While at Bogota, McGuire was offered the head football job, but felt he wasn’t ready. After learning the ropes for 17 years, he feels he is ready and so does his predecessor.
“He had a strong endorsement from myself,” Adams said. “There were other people who were interested and some candidates out there who people talked about, but in my mind Milo was the man. He proved it last year without a shadow of a doubt. I was the head coach by name but I was not the guy running the day to day operations; he did that.”
And his colleagues were in full agreement with McGuire’s promotion.
“Oh yeah,” Harris said. “He has the experience. For most of the practice schedule, anything we think we might need, he puts into the schedule. He works with us.”

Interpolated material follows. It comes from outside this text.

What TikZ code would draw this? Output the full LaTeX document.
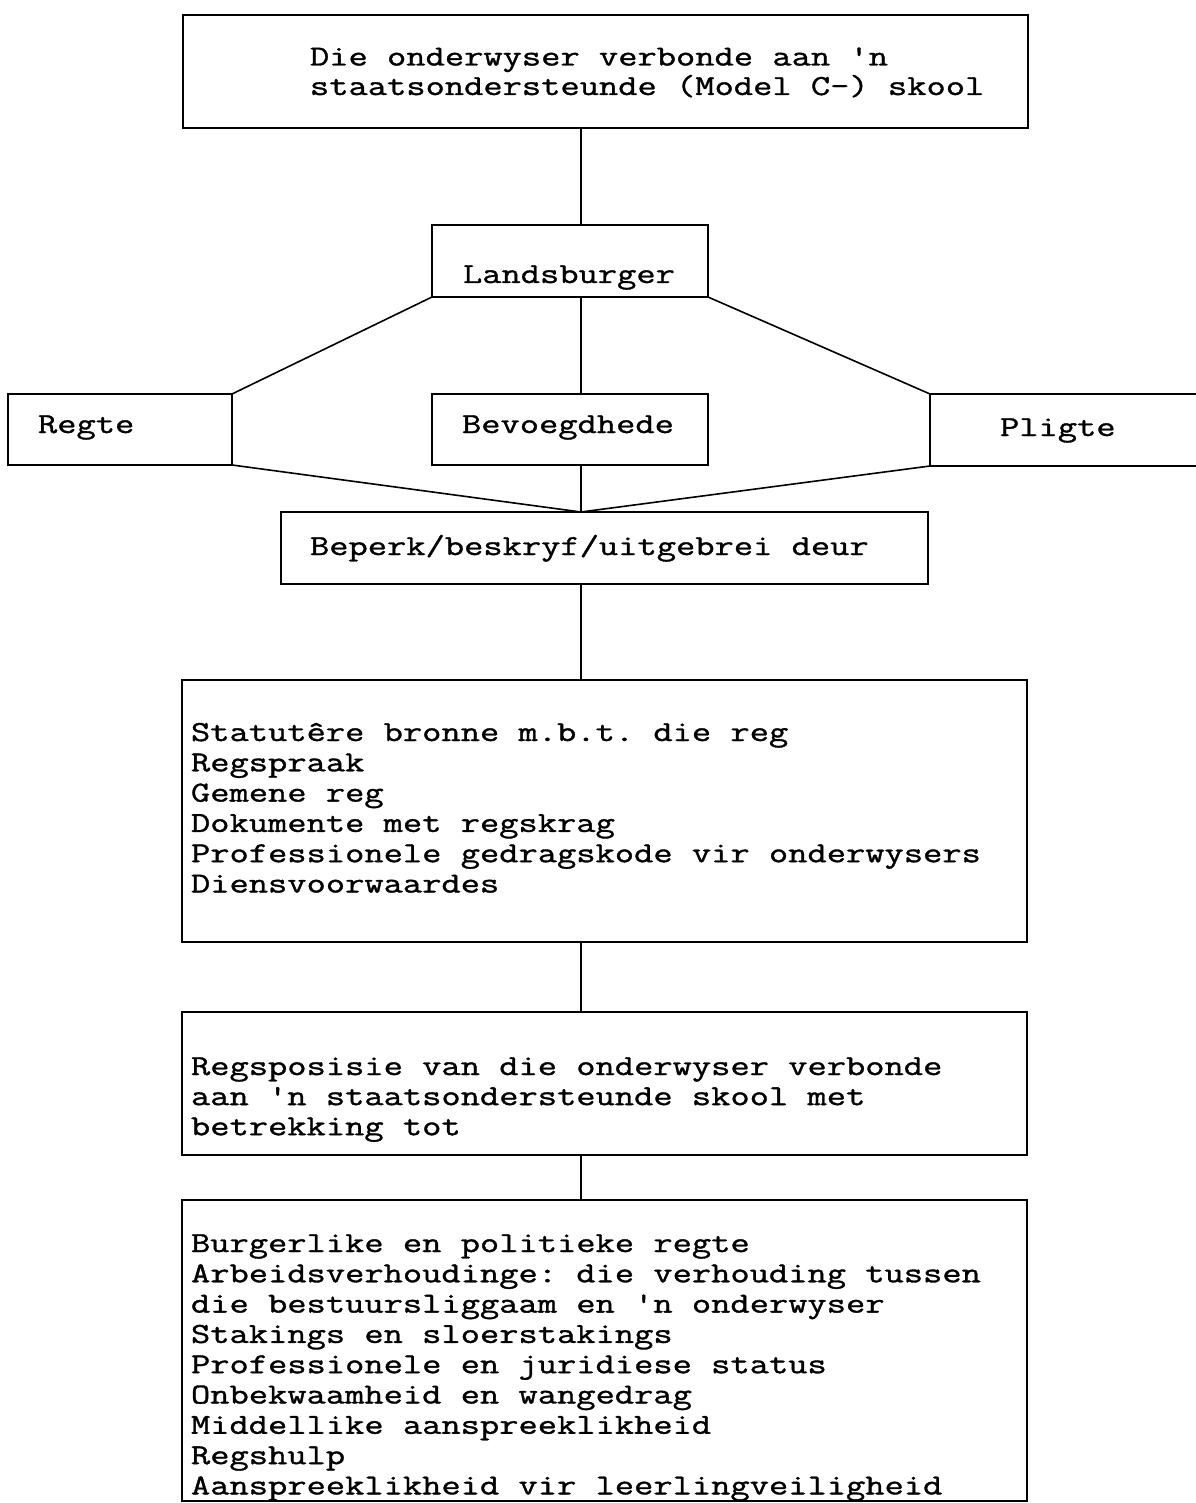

Harris and Keith Zimmerman will run the offense this year while McGuire will continue as defensive coordinator; although he is looking for someone to replace him by next season.
The challenge for the new man is not on the field, as much as off it as he found out this summer.
“It’s a little daunting,” Harris said. “It’s not about coaching, either. It’s a lot of paperwork, getting guys where they’re supposed to be, talking to the parents. Stuff I wasn’t used to. It’s a lot different. Everything falls on me. The day-to-day and the stuff behind the scenes that nobody knows about, that takes some getting used to.”
But when the whistle blows, he’s in his element.
“Coaching on the field, that’s the easy part,” McGuire said. “That’s what we all love to do.”
Which is why he goes to Adams for help in some areas, but looks to make his own way in others.
“I tap into him a lot when it comes down to how to facilitate things outside of football,” McGuire said. “The fundraising, the parents, the emails; all the important things that I have to do on a daily basis that doesn’t have anything to do between the lines. So I’m talking to him all the time about that.
“As far as inside the lines, I want to create my own path. So if there’s any question I’m not doing something correctly with the kids, I’m gonna ask. But other than that I want to build my legacy to show what I can do.”
Most importantly, he wants that legacy to go far beyond winning football games.